[WHAT THIS TASK INVOLVES]
Write out the data below exactly as given, without any of its pictures.

[PROVIDED MATERIAL]
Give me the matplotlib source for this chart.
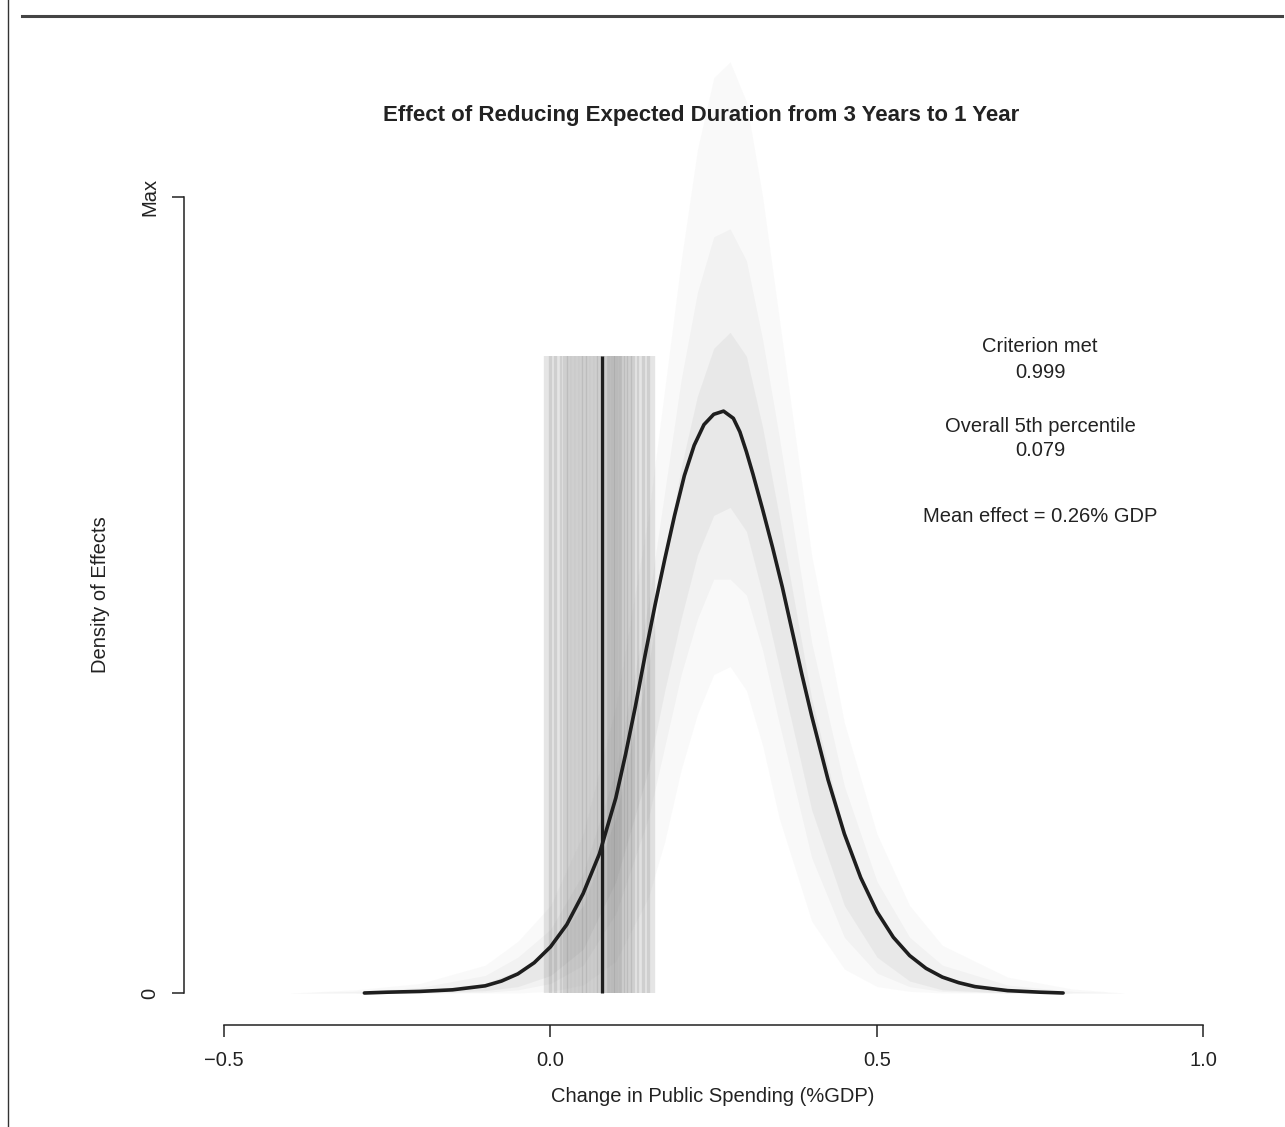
import matplotlib
matplotlib.use("Agg")
import matplotlib.pyplot as plt
from matplotlib.lines import Line2D

plt.rcParams['font.family'] = ['Liberation Sans', 'DejaVu Sans']

# pooled density of effects (scaled so the tallest single draw = 1, "Max")
curve_x = [-0.285, -0.25, -0.20, -0.15, -0.10, -0.075, -0.05, -0.025, 0.0, 0.025,
           0.05, 0.075, 0.10, 0.115, 0.13, 0.145, 0.16, 0.175, 0.19, 0.205,
           0.22, 0.235, 0.25, 0.265, 0.28, 0.29, 0.30, 0.31, 0.325, 0.34,
           0.355, 0.37, 0.385, 0.40, 0.425, 0.45, 0.475, 0.50, 0.525, 0.55,
           0.575, 0.60, 0.625, 0.65, 0.70, 0.75, 0.785]
curve_y = [0.000, 0.001, 0.002, 0.004, 0.009, 0.015, 0.024, 0.038, 0.058, 0.086,
           0.125, 0.175, 0.245, 0.300, 0.360, 0.425, 0.487, 0.545, 0.600, 0.650,
           0.688, 0.714, 0.727, 0.731, 0.722, 0.705, 0.680, 0.652, 0.607, 0.560,
           0.510, 0.455, 0.400, 0.348, 0.268, 0.200, 0.145, 0.102, 0.070, 0.047,
           0.031, 0.020, 0.013, 0.008, 0.003, 0.001, 0.000]

# envelopes of the individual draw densities (faint cloud)
band_x = [-0.40, -0.30, -0.20, -0.10, -0.05, 0.00, 0.05, 0.10, 0.15, 0.175,
          0.20, 0.225, 0.25, 0.275, 0.30, 0.325, 0.35, 0.40, 0.45, 0.50,
          0.55, 0.60, 0.70, 0.80, 0.88]
haze_hi = [0.000, 0.004, 0.012, 0.035, 0.065, 0.11, 0.20, 0.36, 0.60, 0.76,
           0.92, 1.06, 1.15, 1.17, 1.12, 1.00, 0.85, 0.55, 0.34, 0.20,
           0.11, 0.06, 0.02, 0.005, 0.000]
haze_lo = [0.000, 0.000, 0.000, 0.000, 0.000, 0.002, 0.010, 0.040, 0.12, 0.19,
           0.28, 0.35, 0.40, 0.41, 0.38, 0.31, 0.22, 0.09, 0.03, 0.008,
           0.002, 0.000, 0.000, 0.000, 0.000]
mid_hi = [0.000, 0.002, 0.007, 0.022, 0.045, 0.08, 0.15, 0.28, 0.49, 0.63,
          0.77, 0.88, 0.95, 0.96, 0.92, 0.82, 0.70, 0.44, 0.26, 0.14,
          0.07, 0.035, 0.010, 0.002, 0.000]
mid_lo = [0.000, 0.000, 0.000, 0.001, 0.004, 0.012, 0.035, 0.10, 0.22, 0.31,
          0.40, 0.47, 0.52, 0.52, 0.50, 0.43, 0.34, 0.17, 0.07, 0.025,
          0.008, 0.002, 0.000, 0.000, 0.000]
core_hi = [0.000, 0.000, 0.003, 0.012, 0.028, 0.055, 0.11, 0.22, 0.41, 0.54,
           0.66, 0.75, 0.81, 0.83, 0.80, 0.71, 0.60, 0.37, 0.20, 0.10,
           0.045, 0.020, 0.004, 0.000, 0.000]
core_lo = [0.000, 0.000, 0.000, 0.003, 0.008, 0.022, 0.055, 0.14, 0.28, 0.38,
           0.47, 0.55, 0.60, 0.61, 0.58, 0.50, 0.41, 0.23, 0.11, 0.045,
           0.015, 0.004, 0.000, 0.000, 0.000]

# 5th percentile of each draw, and the overall one
pct_draws = [-0.004, 0.004, 0.012, 0.020, 0.026, 0.032, 0.038, 0.044, 0.050, 0.055,
             0.060, 0.066, 0.072, 0.078, 0.084, 0.088, 0.092, 0.096, 0.100, 0.104,
             0.108, 0.112, 0.118, 0.124, 0.130, 0.138, 0.146, 0.154]
pct_overall = 0.079
pct_height = 0.80

x_ticks = [-0.5, 0.0, 0.5, 1.0]
x_ticklabels = ['\u22120.5', '0.0', '0.5', '1.0']
y_ticks = [0, 1]
y_ticklabels = ['0', 'Max']

W, H = 1285, 1127
fig = plt.figure(figsize=(W / 100, H / 100), dpi=100)


def fx(x):
    return x / W


def fy(y):
    return 1 - y / H


ax = fig.add_axes([fx(184), fy(1025), (1243 - 184) / W, (1025 - 40) / H])
ax.set_xlim(-0.5 - 40 / 653, -0.5 + (1243 - 224) / 653)
ax.set_ylim(-32 / 796, (993 - 40) / 796)

ax.fill_between(band_x, haze_lo, haze_hi, color='#707070', alpha=0.035, lw=0)
ax.fill_between(band_x, mid_lo, mid_hi, color='#707070', alpha=0.05, lw=0)
ax.fill_between(band_x, core_lo, core_hi, color='#707070', alpha=0.07, lw=0)

ax.vlines(pct_draws, 0, pct_height, colors='#606060', alpha=0.16, lw=6)
ax.vlines(pct_overall, 0, pct_height, colors='#1e1e1e', lw=2.3)

ax.plot(curve_x, curve_y, color='#1e1e1e', lw=2.6, solid_capstyle='round',
        solid_joinstyle='round')

for s in ['top', 'right']:
    ax.spines[s].set_visible(False)
ax.spines['left'].set_bounds(0, 1)
ax.spines['bottom'].set_bounds(-0.5, 1.0)
for s in ['left', 'bottom']:
    ax.spines[s].set_linewidth(1.1)
    ax.spines[s].set_color('#222222')

ax.set_xticks(x_ticks)
ax.set_xticklabels(x_ticklabels, fontsize=14.5, color='#222222')
ax.set_yticks(y_ticks)
ax.set_yticklabels(y_ticklabels, fontsize=14.5, color='#222222', rotation=90, va='center')
ax.tick_params(axis='both', direction='out', length=8.5, width=1.1, color='#222222')
ax.tick_params(axis='x', pad=10)
ax.tick_params(axis='y', pad=9)
ax.patch.set_alpha(0)

fig.text(fx(701), fy(115), 'Effect of Reducing Expected Duration from 3 Years to 1 Year',
         ha='center', va='center', fontsize=16, fontweight='bold', color='#222222')
fig.text(fx(100), fy(595), 'Density of Effects', rotation=90, ha='center', va='center',
         fontsize=14.5, color='#222222')
fig.text(fx(713), fy(1097), 'Change in Public Spending (%GDP)', ha='center', va='center',
         fontsize=14.5, color='#222222')

notes = [('Criterion met', 347), ('0.999', 372), ('Overall 5th percentile', 426),
         ('0.079', 450), ('Mean effect = 0.26% GDP', 517)]
for txt, yy in notes:
    fig.text(fx(1040), fy(yy), txt, ha='center', va='center', fontsize=14.5, color='#222222')

# page furniture from the scanned figure: top rule and left border
fig.add_artist(Line2D([fx(22), fx(1282)], [fy(16), fy(16)], color='#444444', lw=2.2))
fig.add_artist(Line2D([fx(8), fx(8)], [fy(0), fy(H)], color='#333333', lw=1.0))

fig.savefig('out.png', dpi=100)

[ANSWER TO THIS PROBLEM]
Give me the matplotlib source for this chart.
import matplotlib
matplotlib.use("Agg")
import matplotlib.pyplot as plt
from matplotlib.lines import Line2D

plt.rcParams['font.family'] = ['Liberation Sans', 'DejaVu Sans']

# pooled density of effects (scaled so the tallest single draw = 1, "Max")
curve_x = [-0.285, -0.25, -0.20, -0.15, -0.10, -0.075, -0.05, -0.025, 0.0, 0.025,
           0.05, 0.075, 0.10, 0.115, 0.13, 0.145, 0.16, 0.175, 0.19, 0.205,
           0.22, 0.235, 0.25, 0.265, 0.28, 0.29, 0.30, 0.31, 0.325, 0.34,
           0.355, 0.37, 0.385, 0.40, 0.425, 0.45, 0.475, 0.50, 0.525, 0.55,
           0.575, 0.60, 0.625, 0.65, 0.70, 0.75, 0.785]
curve_y = [0.000, 0.001, 0.002, 0.004, 0.009, 0.015, 0.024, 0.038, 0.058, 0.086,
           0.125, 0.175, 0.245, 0.300, 0.360, 0.425, 0.487, 0.545, 0.600, 0.650,
           0.688, 0.714, 0.727, 0.731, 0.722, 0.705, 0.680, 0.652, 0.607, 0.560,
           0.510, 0.455, 0.400, 0.348, 0.268, 0.200, 0.145, 0.102, 0.070, 0.047,
           0.031, 0.020, 0.013, 0.008, 0.003, 0.001, 0.000]

# envelopes of the individual draw densities (faint cloud)
band_x = [-0.40, -0.30, -0.20, -0.10, -0.05, 0.00, 0.05, 0.10, 0.15, 0.175,
          0.20, 0.225, 0.25, 0.275, 0.30, 0.325, 0.35, 0.40, 0.45, 0.50,
          0.55, 0.60, 0.70, 0.80, 0.88]
haze_hi = [0.000, 0.004, 0.012, 0.035, 0.065, 0.11, 0.20, 0.36, 0.60, 0.76,
           0.92, 1.06, 1.15, 1.17, 1.12, 1.00, 0.85, 0.55, 0.34, 0.20,
           0.11, 0.06, 0.02, 0.005, 0.000]
haze_lo = [0.000, 0.000, 0.000, 0.000, 0.000, 0.002, 0.010, 0.040, 0.12, 0.19,
           0.28, 0.35, 0.40, 0.41, 0.38, 0.31, 0.22, 0.09, 0.03, 0.008,
           0.002, 0.000, 0.000, 0.000, 0.000]
mid_hi = [0.000, 0.002, 0.007, 0.022, 0.045, 0.08, 0.15, 0.28, 0.49, 0.63,
          0.77, 0.88, 0.95, 0.96, 0.92, 0.82, 0.70, 0.44, 0.26, 0.14,
          0.07, 0.035, 0.010, 0.002, 0.000]
mid_lo = [0.000, 0.000, 0.000, 0.001, 0.004, 0.012, 0.035, 0.10, 0.22, 0.31,
          0.40, 0.47, 0.52, 0.52, 0.50, 0.43, 0.34, 0.17, 0.07, 0.025,
          0.008, 0.002, 0.000, 0.000, 0.000]
core_hi = [0.000, 0.000, 0.003, 0.012, 0.028, 0.055, 0.11, 0.22, 0.41, 0.54,
           0.66, 0.75, 0.81, 0.83, 0.80, 0.71, 0.60, 0.37, 0.20, 0.10,
           0.045, 0.020, 0.004, 0.000, 0.000]
core_lo = [0.000, 0.000, 0.000, 0.003, 0.008, 0.022, 0.055, 0.14, 0.28, 0.38,
           0.47, 0.55, 0.60, 0.61, 0.58, 0.50, 0.41, 0.23, 0.11, 0.045,
           0.015, 0.004, 0.000, 0.000, 0.000]

# 5th percentile of each draw, and the overall one
pct_draws = [-0.004, 0.004, 0.012, 0.020, 0.026, 0.032, 0.038, 0.044, 0.050, 0.055,
             0.060, 0.066, 0.072, 0.078, 0.084, 0.088, 0.092, 0.096, 0.100, 0.104,
             0.108, 0.112, 0.118, 0.124, 0.130, 0.138, 0.146, 0.154]
pct_overall = 0.079
pct_height = 0.80

x_ticks = [-0.5, 0.0, 0.5, 1.0]
x_ticklabels = ['\u22120.5', '0.0', '0.5', '1.0']
y_ticks = [0, 1]
y_ticklabels = ['0', 'Max']

W, H = 1285, 1127
fig = plt.figure(figsize=(W / 100, H / 100), dpi=100)


def fx(x):
    return x / W


def fy(y):
    return 1 - y / H


ax = fig.add_axes([fx(184), fy(1025), (1243 - 184) / W, (1025 - 40) / H])
ax.set_xlim(-0.5 - 40 / 653, -0.5 + (1243 - 224) / 653)
ax.set_ylim(-32 / 796, (993 - 40) / 796)

ax.fill_between(band_x, haze_lo, haze_hi, color='#707070', alpha=0.035, lw=0)
ax.fill_between(band_x, mid_lo, mid_hi, color='#707070', alpha=0.05, lw=0)
ax.fill_between(band_x, core_lo, core_hi, color='#707070', alpha=0.07, lw=0)

ax.vlines(pct_draws, 0, pct_height, colors='#606060', alpha=0.16, lw=6)
ax.vlines(pct_overall, 0, pct_height, colors='#1e1e1e', lw=2.3)

ax.plot(curve_x, curve_y, color='#1e1e1e', lw=2.6, solid_capstyle='round',
        solid_joinstyle='round')

for s in ['top', 'right']:
    ax.spines[s].set_visible(False)
ax.spines['left'].set_bounds(0, 1)
ax.spines['bottom'].set_bounds(-0.5, 1.0)
for s in ['left', 'bottom']:
    ax.spines[s].set_linewidth(1.1)
    ax.spines[s].set_color('#222222')

ax.set_xticks(x_ticks)
ax.set_xticklabels(x_ticklabels, fontsize=14.5, color='#222222')
ax.set_yticks(y_ticks)
ax.set_yticklabels(y_ticklabels, fontsize=14.5, color='#222222', rotation=90, va='center')
ax.tick_params(axis='both', direction='out', length=8.5, width=1.1, color='#222222')
ax.tick_params(axis='x', pad=10)
ax.tick_params(axis='y', pad=9)
ax.patch.set_alpha(0)

fig.text(fx(701), fy(115), 'Effect of Reducing Expected Duration from 3 Years to 1 Year',
         ha='center', va='center', fontsize=16, fontweight='bold', color='#222222')
fig.text(fx(100), fy(595), 'Density of Effects', rotation=90, ha='center', va='center',
         fontsize=14.5, color='#222222')
fig.text(fx(713), fy(1097), 'Change in Public Spending (%GDP)', ha='center', va='center',
         fontsize=14.5, color='#222222')

notes = [('Criterion met', 347), ('0.999', 372), ('Overall 5th percentile', 426),
         ('0.079', 450), ('Mean effect = 0.26% GDP', 517)]
for txt, yy in notes:
    fig.text(fx(1040), fy(yy), txt, ha='center', va='center', fontsize=14.5, color='#222222')

# page furniture from the scanned figure: top rule and left border
fig.add_artist(Line2D([fx(22), fx(1282)], [fy(16), fy(16)], color='#444444', lw=2.2))
fig.add_artist(Line2D([fx(8), fx(8)], [fy(0), fy(H)], color='#333333', lw=1.0))

fig.savefig('out.png', dpi=100)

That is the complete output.